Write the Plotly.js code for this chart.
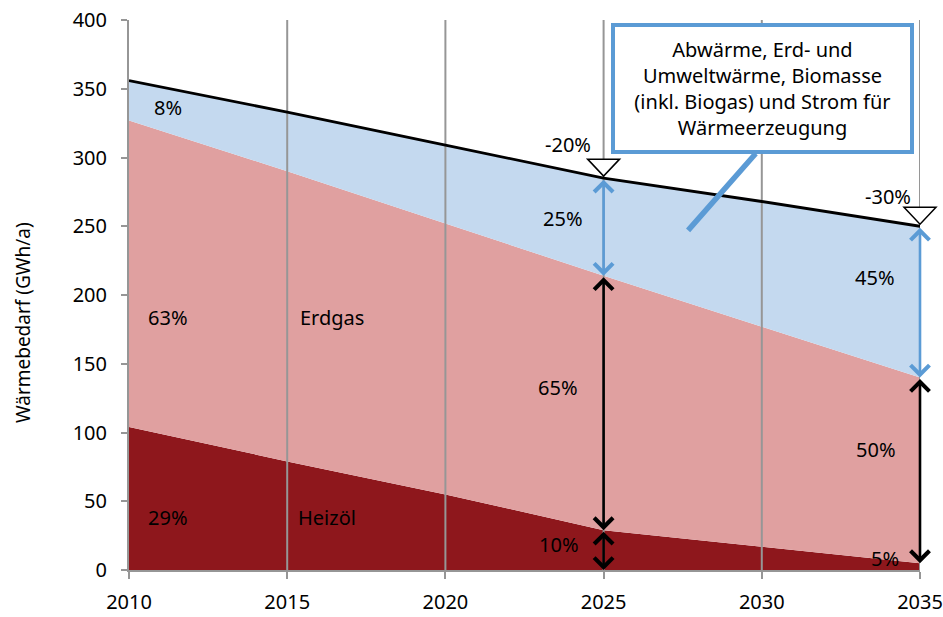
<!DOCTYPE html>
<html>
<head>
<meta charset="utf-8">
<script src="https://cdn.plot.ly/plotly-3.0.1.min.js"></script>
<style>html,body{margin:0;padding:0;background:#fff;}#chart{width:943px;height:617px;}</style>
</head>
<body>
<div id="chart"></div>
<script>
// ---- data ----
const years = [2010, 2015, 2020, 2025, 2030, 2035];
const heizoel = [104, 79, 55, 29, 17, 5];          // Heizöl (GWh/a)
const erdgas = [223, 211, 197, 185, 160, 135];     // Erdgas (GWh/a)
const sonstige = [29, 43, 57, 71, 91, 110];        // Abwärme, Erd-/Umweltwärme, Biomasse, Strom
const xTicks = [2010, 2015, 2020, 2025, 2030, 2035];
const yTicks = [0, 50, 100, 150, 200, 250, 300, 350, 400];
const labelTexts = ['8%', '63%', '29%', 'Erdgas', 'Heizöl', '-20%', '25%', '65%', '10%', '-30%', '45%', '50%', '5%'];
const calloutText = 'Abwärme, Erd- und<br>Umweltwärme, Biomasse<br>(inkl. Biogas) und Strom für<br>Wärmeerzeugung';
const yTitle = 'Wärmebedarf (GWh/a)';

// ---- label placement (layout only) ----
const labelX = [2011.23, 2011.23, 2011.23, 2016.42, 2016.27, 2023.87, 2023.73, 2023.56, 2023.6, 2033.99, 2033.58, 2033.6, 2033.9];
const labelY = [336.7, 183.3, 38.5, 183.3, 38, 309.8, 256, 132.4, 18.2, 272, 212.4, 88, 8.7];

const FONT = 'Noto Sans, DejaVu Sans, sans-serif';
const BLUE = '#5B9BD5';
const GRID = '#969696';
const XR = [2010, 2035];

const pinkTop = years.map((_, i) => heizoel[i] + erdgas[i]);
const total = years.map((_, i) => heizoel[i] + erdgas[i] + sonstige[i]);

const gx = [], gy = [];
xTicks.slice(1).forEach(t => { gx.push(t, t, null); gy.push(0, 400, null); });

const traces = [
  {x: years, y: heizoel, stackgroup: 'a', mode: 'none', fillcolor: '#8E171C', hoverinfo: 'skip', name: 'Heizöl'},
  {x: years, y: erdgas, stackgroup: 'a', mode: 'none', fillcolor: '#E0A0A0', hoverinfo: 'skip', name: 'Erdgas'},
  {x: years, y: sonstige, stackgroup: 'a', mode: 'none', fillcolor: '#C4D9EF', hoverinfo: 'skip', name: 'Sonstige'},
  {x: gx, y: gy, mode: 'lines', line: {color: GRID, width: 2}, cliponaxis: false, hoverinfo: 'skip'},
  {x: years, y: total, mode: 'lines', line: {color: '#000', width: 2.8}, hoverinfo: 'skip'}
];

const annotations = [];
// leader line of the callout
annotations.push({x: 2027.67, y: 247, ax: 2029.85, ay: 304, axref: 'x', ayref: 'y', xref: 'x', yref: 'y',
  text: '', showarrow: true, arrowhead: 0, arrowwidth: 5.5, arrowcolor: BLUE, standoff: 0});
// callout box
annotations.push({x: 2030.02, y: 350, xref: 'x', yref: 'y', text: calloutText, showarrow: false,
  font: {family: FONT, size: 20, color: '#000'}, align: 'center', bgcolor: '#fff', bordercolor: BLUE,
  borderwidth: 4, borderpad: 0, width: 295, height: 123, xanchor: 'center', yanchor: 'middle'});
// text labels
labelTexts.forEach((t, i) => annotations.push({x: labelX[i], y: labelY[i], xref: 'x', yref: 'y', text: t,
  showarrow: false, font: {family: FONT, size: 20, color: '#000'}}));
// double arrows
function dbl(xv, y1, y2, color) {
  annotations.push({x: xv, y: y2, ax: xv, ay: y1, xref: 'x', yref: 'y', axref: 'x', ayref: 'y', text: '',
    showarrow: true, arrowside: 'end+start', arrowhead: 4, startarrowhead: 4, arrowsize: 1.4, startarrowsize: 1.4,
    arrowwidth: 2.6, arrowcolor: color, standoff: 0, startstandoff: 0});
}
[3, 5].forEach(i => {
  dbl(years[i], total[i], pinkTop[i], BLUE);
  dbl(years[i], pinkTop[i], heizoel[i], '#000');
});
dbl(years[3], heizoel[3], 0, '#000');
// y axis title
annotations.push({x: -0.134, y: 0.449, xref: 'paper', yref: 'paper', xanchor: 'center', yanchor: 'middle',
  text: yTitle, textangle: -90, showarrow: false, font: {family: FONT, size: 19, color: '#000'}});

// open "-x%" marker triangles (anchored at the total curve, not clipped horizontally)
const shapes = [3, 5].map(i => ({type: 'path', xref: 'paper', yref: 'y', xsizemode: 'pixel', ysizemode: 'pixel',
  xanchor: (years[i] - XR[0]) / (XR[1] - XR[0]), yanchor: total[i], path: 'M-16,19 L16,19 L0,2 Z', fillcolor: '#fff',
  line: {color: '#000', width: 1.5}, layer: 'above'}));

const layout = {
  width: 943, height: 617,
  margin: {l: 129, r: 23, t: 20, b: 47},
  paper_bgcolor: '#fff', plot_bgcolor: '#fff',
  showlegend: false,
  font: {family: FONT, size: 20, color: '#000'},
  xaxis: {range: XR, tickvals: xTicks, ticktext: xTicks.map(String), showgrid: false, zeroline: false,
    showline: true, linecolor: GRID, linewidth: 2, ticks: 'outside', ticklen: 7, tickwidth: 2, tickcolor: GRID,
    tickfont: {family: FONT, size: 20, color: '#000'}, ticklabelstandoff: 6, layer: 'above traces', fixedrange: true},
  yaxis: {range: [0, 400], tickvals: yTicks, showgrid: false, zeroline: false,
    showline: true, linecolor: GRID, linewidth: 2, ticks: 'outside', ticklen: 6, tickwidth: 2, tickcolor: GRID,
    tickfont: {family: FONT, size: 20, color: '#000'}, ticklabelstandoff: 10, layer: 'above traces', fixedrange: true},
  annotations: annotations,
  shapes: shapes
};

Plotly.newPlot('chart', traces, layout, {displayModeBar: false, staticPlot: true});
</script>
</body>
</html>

○ ○ ○ ○ ○

- Objective
Retype everything in the material word for word, minus pictures.

- Correct result
Write the Plotly.js code for this chart.
<!DOCTYPE html>
<html>
<head>
<meta charset="utf-8">
<script src="https://cdn.plot.ly/plotly-3.0.1.min.js"></script>
<style>html,body{margin:0;padding:0;background:#fff;}#chart{width:943px;height:617px;}</style>
</head>
<body>
<div id="chart"></div>
<script>
// ---- data ----
const years = [2010, 2015, 2020, 2025, 2030, 2035];
const heizoel = [104, 79, 55, 29, 17, 5];          // Heizöl (GWh/a)
const erdgas = [223, 211, 197, 185, 160, 135];     // Erdgas (GWh/a)
const sonstige = [29, 43, 57, 71, 91, 110];        // Abwärme, Erd-/Umweltwärme, Biomasse, Strom
const xTicks = [2010, 2015, 2020, 2025, 2030, 2035];
const yTicks = [0, 50, 100, 150, 200, 250, 300, 350, 400];
const labelTexts = ['8%', '63%', '29%', 'Erdgas', 'Heizöl', '-20%', '25%', '65%', '10%', '-30%', '45%', '50%', '5%'];
const calloutText = 'Abwärme, Erd- und<br>Umweltwärme, Biomasse<br>(inkl. Biogas) und Strom für<br>Wärmeerzeugung';
const yTitle = 'Wärmebedarf (GWh/a)';

// ---- label placement (layout only) ----
const labelX = [2011.23, 2011.23, 2011.23, 2016.42, 2016.27, 2023.87, 2023.73, 2023.56, 2023.6, 2033.99, 2033.58, 2033.6, 2033.9];
const labelY = [336.7, 183.3, 38.5, 183.3, 38, 309.8, 256, 132.4, 18.2, 272, 212.4, 88, 8.7];

const FONT = 'Noto Sans, DejaVu Sans, sans-serif';
const BLUE = '#5B9BD5';
const GRID = '#969696';
const XR = [2010, 2035];

const pinkTop = years.map((_, i) => heizoel[i] + erdgas[i]);
const total = years.map((_, i) => heizoel[i] + erdgas[i] + sonstige[i]);

const gx = [], gy = [];
xTicks.slice(1).forEach(t => { gx.push(t, t, null); gy.push(0, 400, null); });

const traces = [
  {x: years, y: heizoel, stackgroup: 'a', mode: 'none', fillcolor: '#8E171C', hoverinfo: 'skip', name: 'Heizöl'},
  {x: years, y: erdgas, stackgroup: 'a', mode: 'none', fillcolor: '#E0A0A0', hoverinfo: 'skip', name: 'Erdgas'},
  {x: years, y: sonstige, stackgroup: 'a', mode: 'none', fillcolor: '#C4D9EF', hoverinfo: 'skip', name: 'Sonstige'},
  {x: gx, y: gy, mode: 'lines', line: {color: GRID, width: 2}, cliponaxis: false, hoverinfo: 'skip'},
  {x: years, y: total, mode: 'lines', line: {color: '#000', width: 2.8}, hoverinfo: 'skip'}
];

const annotations = [];
// leader line of the callout
annotations.push({x: 2027.67, y: 247, ax: 2029.85, ay: 304, axref: 'x', ayref: 'y', xref: 'x', yref: 'y',
  text: '', showarrow: true, arrowhead: 0, arrowwidth: 5.5, arrowcolor: BLUE, standoff: 0});
// callout box
annotations.push({x: 2030.02, y: 350, xref: 'x', yref: 'y', text: calloutText, showarrow: false,
  font: {family: FONT, size: 20, color: '#000'}, align: 'center', bgcolor: '#fff', bordercolor: BLUE,
  borderwidth: 4, borderpad: 0, width: 295, height: 123, xanchor: 'center', yanchor: 'middle'});
// text labels
labelTexts.forEach((t, i) => annotations.push({x: labelX[i], y: labelY[i], xref: 'x', yref: 'y', text: t,
  showarrow: false, font: {family: FONT, size: 20, color: '#000'}}));
// double arrows
function dbl(xv, y1, y2, color) {
  annotations.push({x: xv, y: y2, ax: xv, ay: y1, xref: 'x', yref: 'y', axref: 'x', ayref: 'y', text: '',
    showarrow: true, arrowside: 'end+start', arrowhead: 4, startarrowhead: 4, arrowsize: 1.4, startarrowsize: 1.4,
    arrowwidth: 2.6, arrowcolor: color, standoff: 0, startstandoff: 0});
}
[3, 5].forEach(i => {
  dbl(years[i], total[i], pinkTop[i], BLUE);
  dbl(years[i], pinkTop[i], heizoel[i], '#000');
});
dbl(years[3], heizoel[3], 0, '#000');
// y axis title
annotations.push({x: -0.134, y: 0.449, xref: 'paper', yref: 'paper', xanchor: 'center', yanchor: 'middle',
  text: yTitle, textangle: -90, showarrow: false, font: {family: FONT, size: 19, color: '#000'}});

// open "-x%" marker triangles (anchored at the total curve, not clipped horizontally)
const shapes = [3, 5].map(i => ({type: 'path', xref: 'paper', yref: 'y', xsizemode: 'pixel', ysizemode: 'pixel',
  xanchor: (years[i] - XR[0]) / (XR[1] - XR[0]), yanchor: total[i], path: 'M-16,19 L16,19 L0,2 Z', fillcolor: '#fff',
  line: {color: '#000', width: 1.5}, layer: 'above'}));

const layout = {
  width: 943, height: 617,
  margin: {l: 129, r: 23, t: 20, b: 47},
  paper_bgcolor: '#fff', plot_bgcolor: '#fff',
  showlegend: false,
  font: {family: FONT, size: 20, color: '#000'},
  xaxis: {range: XR, tickvals: xTicks, ticktext: xTicks.map(String), showgrid: false, zeroline: false,
    showline: true, linecolor: GRID, linewidth: 2, ticks: 'outside', ticklen: 7, tickwidth: 2, tickcolor: GRID,
    tickfont: {family: FONT, size: 20, color: '#000'}, ticklabelstandoff: 6, layer: 'above traces', fixedrange: true},
  yaxis: {range: [0, 400], tickvals: yTicks, showgrid: false, zeroline: false,
    showline: true, linecolor: GRID, linewidth: 2, ticks: 'outside', ticklen: 6, tickwidth: 2, tickcolor: GRID,
    tickfont: {family: FONT, size: 20, color: '#000'}, ticklabelstandoff: 10, layer: 'above traces', fixedrange: true},
  annotations: annotations,
  shapes: shapes
};

Plotly.newPlot('chart', traces, layout, {displayModeBar: false, staticPlot: true});
</script>
</body>
</html>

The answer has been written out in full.